Comment peut-on être si aveugle et ne pas voir que notre ennemi est le petit capitaliste et le spéculateur ? Ce dernier craint plus que quiconque le capitalisme d’État ; son but premier étant de tout s’approprier, tout ce qui est resté après la chute des grands propriétaires terriens et des gros spéculateurs. Dans ce sens, il est même plus révolutionnaire que le travailleur, car il est aussi vindicatif. Il prête volontairement main-forte à la lutte contre la grande bourgeoisie — pour récolter les fruits de la victoire en faveur de ses propres intérêts[4].

Huit années se sont depuis écoulées. Le spéculateur récolte les fruits de la victoire et est lui-même en voie de devenir un grand capitaliste.
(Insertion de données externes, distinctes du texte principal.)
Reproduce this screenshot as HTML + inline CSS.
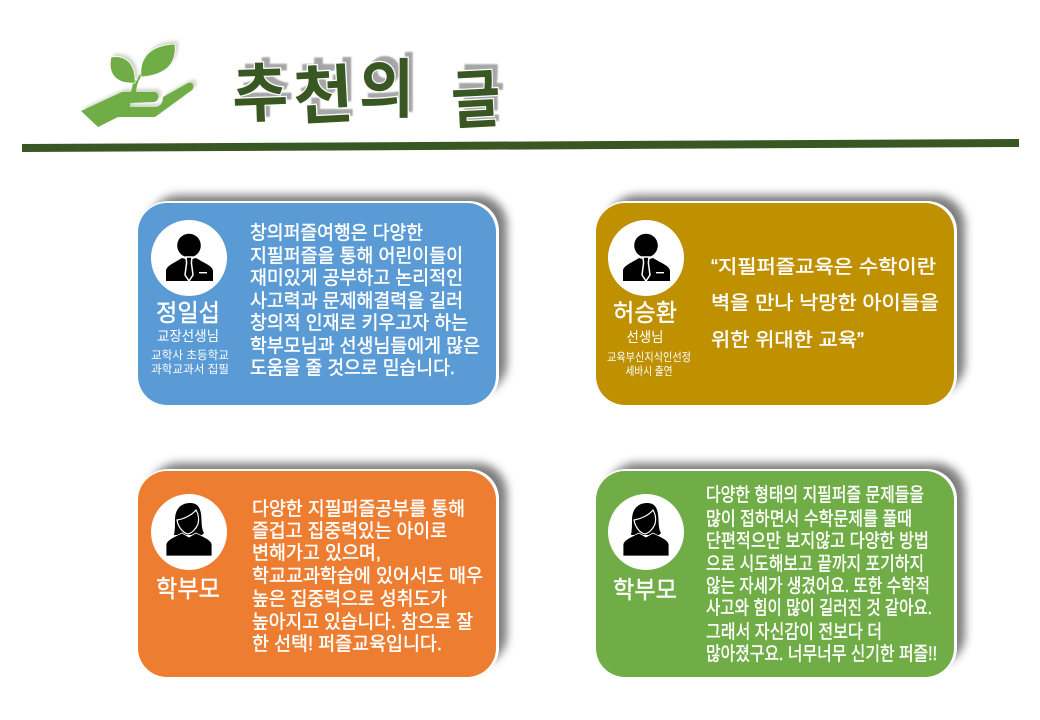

Mais on ne trouve pas en Russie que ces nouveaux commerçants et industriels actifs et identifiables. Il y a plusieurs bourgeois silencieux, masqués, en quelque sorte passifs. Au beau milieu de la révolution, ils ont réussi à cacher ou à s’approprier bien des richesses. Aujourd’hui, ils se placent dans de bonnes positions, vivent dans une étroitesse prolétarienne, prétendent qu’ils se débrouillent avec 100 roubles par mois et prêtent leur argent à fort taux d’intérêts à des amis encore plus intrépides qu’eux-mêmes — et qui, dans deux — trois ans, auront eux aussi un capital à prêter. Sous le couvert d’une vie capitaliste dépourvue de règles, se jouent ainsi achats et ventes, prêts et intérêts, une vie pleine de dangers qui confère au moderne et laborieux homme de la Nep les traits caractéristiques d’un chef de bande.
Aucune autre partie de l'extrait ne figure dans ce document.